### Collected material
-------------------------

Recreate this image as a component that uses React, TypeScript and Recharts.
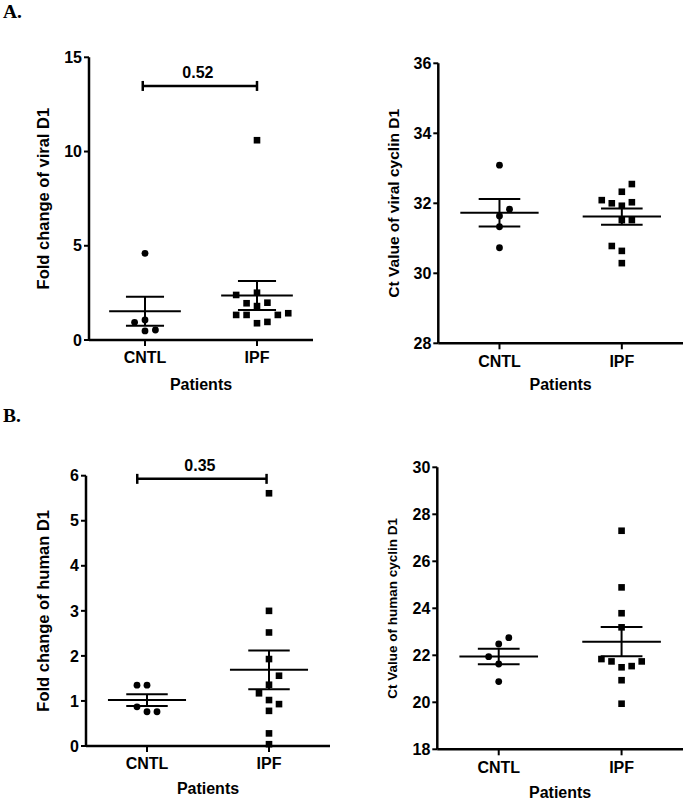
import React from 'react'
import { ScatterChart, Scatter, XAxis, YAxis, ReferenceLine } from 'recharts'

const groups = ['CNTL', 'IPF']

// A. fold change of viral D1
const viralFoldCntl = [4.6, 0.94, 1.06, 0.48, 0.53]
const viralFoldCntlCol = [0, -1, 0, 0, 1]
const viralFoldIpf = [10.6, 2.39, 2.51, 1.95, 1.8, 1.98, 1.33, 1.33, 1.33, 1.42, 0.89, 0.96]
const viralFoldIpfCol = [0, -2, 0, -1, 0, 1, -2, -1, 2, 3, 0, 1]
const viralFoldMean = [1.52, 2.36]
const viralFoldSem = [0.77, 0.77]
const viralFoldTicks = [0, 5, 10, 15]

// A. Ct value of viral cyclin D1
const viralCtCntl = [33.09, 31.83, 31.64, 31.33, 30.73]
const viralCtCntlCol = [0, 1, 0, 0, 0]
const viralCtIpf = [32.55, 32.33, 32.09, 32.0, 31.93, 32.03, 31.52, 31.52, 30.78, 30.64, 30.29]
const viralCtIpfCol = [1, 0, -2, -1, 0, 1, 0, 1, -1, 0, 0]
const viralCtMean = [31.73, 31.62]
const viralCtSem = [0.39, 0.23]
const viralCtTicks = [28, 30, 32, 34, 36]

// B. fold change of human D1
const humanFoldCntl = [1.35, 1.35, 0.87, 0.76, 0.76]
const humanFoldCntlCol = [-1, 0, -1, 0, 1]
const humanFoldIpf = [5.61, 3.0, 2.52, 1.93, 1.56, 1.36, 1.17, 1.02, 0.93, 0.78, 0.28, 0.04]
const humanFoldIpfCol = [0, 0, 0, 0, 1, 0, -1, 0, 1, 0, 0, 0]
const humanFoldMean = [1.02, 1.69]
const humanFoldSem = [0.13, 0.43]
const humanFoldTicks = [0, 1, 2, 3, 4, 5, 6]

// B. Ct value of human cyclin D1
const humanCtCntl = [22.75, 22.48, 21.94, 21.63, 20.88]
const humanCtCntlCol = [1, 0, -1, 0, 0]
const humanCtIpf = [27.3, 24.89, 23.79, 23.19, 21.84, 21.74, 21.74, 21.54, 21.49, 20.94, 19.94]
const humanCtIpfCol = [0, 0, 0, 0, -2, -1, 2, 1, 0, 0, 0]
const humanCtMean = [21.95, 22.58]
const humanCtSem = [0.33, 0.62]
const humanCtTicks = [18, 20, 22, 24, 26, 28, 30]

const FONT = 'Liberation Sans, Arial, Helvetica, sans-serif'
const MEAN_HALF = 0.32
const CAP_HALF = 0.17

const boldText = { fontSize: 16, fontWeight: 'bold', fontFamily: FONT }
const axisLine = { stroke: '#000', strokeWidth: 2.5 }
const tickLine = { stroke: '#000', strokeWidth: 2 }

const panels = [
  {
    left: 0, top: 0, width: 328, height: 395,
    margin: { top: 57.3, left: 43, right: 15, bottom: 25 }, yWidth: 46,
    yLabel: 'Fold change of viral D1', yLabelSize: 16.5, xLabelOffset: 8.5,
    domain: [0, 15], ticks: viralFoldTicks, step: 0.093,
    cntl: viralFoldCntl, cntlCol: viralFoldCntlCol, ipf: viralFoldIpf, ipfCol: viralFoldIpfCol,
    mean: viralFoldMean, sem: viralFoldSem,
    bracket: { from: 0.98, to: 2.0, y: 13.48, text: '0.52' },
  },
  {
    left: 340, top: 0, width: 345, height: 400,
    margin: { top: 63.3, left: 53.3, right: 2, bottom: 26.7 }, yWidth: 45,
    yLabel: 'Ct Value of viral cyclin D1', yLabelSize: 15.5, xLabelOffset: 5.2,
    domain: [28, 36], ticks: viralCtTicks, step: 0.082,
    cntl: viralCtCntl, cntlCol: viralCtCntlCol, ipf: viralCtIpf, ipfCol: viralCtIpfCol,
    mean: viralCtMean, sem: viralCtSem,
  },
  {
    left: 0, top: 400, width: 340, height: 400,
    margin: { top: 75.7, left: 43, right: 10, bottom: 24 }, yWidth: 43,
    yLabel: 'Fold change of human D1', yLabelSize: 16.5, xLabelOffset: 6.3,
    domain: [0, 6], ticks: humanFoldTicks, step: 0.082,
    cntl: humanFoldCntl, cntlCol: humanFoldCntlCol, ipf: humanFoldIpf, ipfCol: humanFoldIpfCol,
    mean: humanFoldMean, sem: humanFoldSem,
    bracket: { from: 0.92, to: 1.98, y: 5.93, text: '0.35' },
  },
  {
    left: 340, top: 400, width: 345, height: 400,
    margin: { top: 67.3, left: 52.5, right: 2, bottom: 20.7 }, yWidth: 44.8,
    yLabel: 'Ct Value of human cyclin D1', yLabelSize: 13.5, xLabelOffset: 7,
    domain: [18, 30], ticks: humanCtTicks, step: 0.082,
    cntl: humanCtCntl, cntlCol: humanCtCntlCol, ipf: humanCtIpf, ipfCol: humanCtIpfCol,
    mean: humanCtMean, sem: humanCtSem,
  },
]

const circle = (props: any) => <circle cx={props.cx} cy={props.cy} r={3.4} fill="#000" />
const square = (props: any) => (
  <rect x={props.cx - 3.3} y={props.cy - 3.3} width={6.6} height={6.6} fill="#000" />
)

const xTick = (props: any) => (
  <text x={props.x} y={props.y} dy="0.71em" textAnchor="middle" fill="#000" style={boldText}>
    {groups[Math.round(props.payload.value) - 1]}
  </text>
)

const yTick = (props: any) => (
  <text x={props.x} y={props.y} dy="0.355em" textAnchor="end" fill="#000" style={boldText}>
    {props.payload.value}
  </text>
)

const makeBracket = (text: string) => (props: any) => {
  const { x1, y1, x2, y2 } = props
  return (
    <g>
      <line x1={x1} y1={y1} x2={x2} y2={y2} stroke="#000" strokeWidth={2.5} />
      <line x1={x1} y1={y1 - 5} x2={x1} y2={y1 + 5} stroke="#000" strokeWidth={2.5} />
      <line x1={x2} y1={y2 - 5} x2={x2} y2={y2 + 5} stroke="#000" strokeWidth={2.5} />
      <text x={(x1 + x2) / 2 - 2} y={y1 - 7.5} textAnchor="middle" fill="#000" style={boldText}>
        {text}
      </text>
    </g>
  )
}

const makeYLabel = (text: string, size: number) => (props: any) => {
  const vb = props.viewBox
  const cx = vb.x
  const cy = vb.y + vb.height / 2
  return (
    <text x={cx} y={cy} dy="0.355em" transform={`rotate(-90, ${cx}, ${cy})`} textAnchor="middle"
      fill="#000" style={{ ...boldText, fontSize: size }}>
      {text}
    </text>
  )
}

const makeXLabel = (off: number) => (props: any) => {
  const vb = props.viewBox
  return (
    <text x={vb.x + vb.width / 2} y={vb.y + vb.height + off} dy="0.71em" textAnchor="middle"
      fill="#000" style={boldText}>
      Patients
    </text>
  )
}

function Panel({ p }: { p: any }) {
  const cntl = p.cntl.map((y: number, i: number) => ({ x: 1 + p.cntlCol[i] * p.step, y }))
  const ipf = p.ipf.map((y: number, i: number) => ({ x: 2 + p.ipfCol[i] * p.step, y }))
  const seg = { stroke: '#000', strokeWidth: 2 }
  return (
    <div style={{ position: 'absolute', left: p.left, top: p.top }}>
      <ScatterChart width={p.width} height={p.height} margin={p.margin}>
        <XAxis
          type="number"
          dataKey="x"
          domain={[0.5, 2.5]}
          ticks={[1, 2]}
          height={30}
          stroke="#000"
          axisLine={axisLine}
          tickLine={tickLine}
          tickSize={6}
          tickMargin={6}
          tick={xTick}
          interval={0}
          label={makeXLabel(p.xLabelOffset)}
        />
        <YAxis
          type="number"
          dataKey="y"
          domain={p.domain}
          ticks={p.ticks}
          width={p.yWidth}
          stroke="#000"
          axisLine={axisLine}
          tickLine={tickLine}
          tickSize={5}
          tickMargin={2}
          tick={yTick}
          interval={0}
          label={makeYLabel(p.yLabel, p.yLabelSize)}
        />
        {groups.map((g, i) => {
          const c = i + 1
          const m = p.mean[i]
          const s = p.sem[i]
          return [
            <ReferenceLine key={g + 'm'} segment={[{ x: c - MEAN_HALF, y: m }, { x: c + MEAN_HALF, y: m }]} {...seg} />,
            <ReferenceLine key={g + 'u'} segment={[{ x: c - CAP_HALF, y: m + s }, { x: c + CAP_HALF, y: m + s }]} {...seg} />,
            <ReferenceLine key={g + 'l'} segment={[{ x: c - CAP_HALF, y: m - s }, { x: c + CAP_HALF, y: m - s }]} {...seg} />,
            <ReferenceLine key={g + 'v'} segment={[{ x: c, y: m - s }, { x: c, y: m + s }]} {...seg} />,
          ]
        })}
        {p.bracket && (
          <ReferenceLine
            segment={[{ x: p.bracket.from, y: p.bracket.y }, { x: p.bracket.to, y: p.bracket.y }]}
            shape={makeBracket(p.bracket.text)}
          />
        )}
        <Scatter data={cntl} shape={circle} isAnimationActive={false} />
        <Scatter data={ipf} shape={square} isAnimationActive={false} />
      </ScatterChart>
    </div>
  )
}

export default function App() {
  return (
    <div style={{ position: 'absolute', left: 0, top: 0, width: 685, height: 800, background: '#fff' }}>
      {panels.map((p, i) => (
        <Panel key={i} p={p} />
      ))}
      <svg width={685} height={800} style={{ position: 'absolute', left: 0, top: 0, pointerEvents: 'none' }}>
        <text x={3} y={17.5} style={{ fontSize: 19.5, fontWeight: 'bold', fontFamily: 'Liberation Serif, Times New Roman, serif' }}>A.</text>
        <text x={3} y={421.7} style={{ fontSize: 19.5, fontWeight: 'bold', fontFamily: 'Liberation Serif, Times New Roman, serif' }}>B.</text>
      </svg>
    </div>
  )
}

-------------------------

### Exercise aim
Give again exactly the lines running from the beginning of the material above through the line that contains "const groups = ['CNTL', 'IPF']", and leave out every picture.

### Written solution
Recreate this image as a component that uses React, TypeScript and Recharts.
import React from 'react'
import { ScatterChart, Scatter, XAxis, YAxis, ReferenceLine } from 'recharts'

const groups = ['CNTL', 'IPF']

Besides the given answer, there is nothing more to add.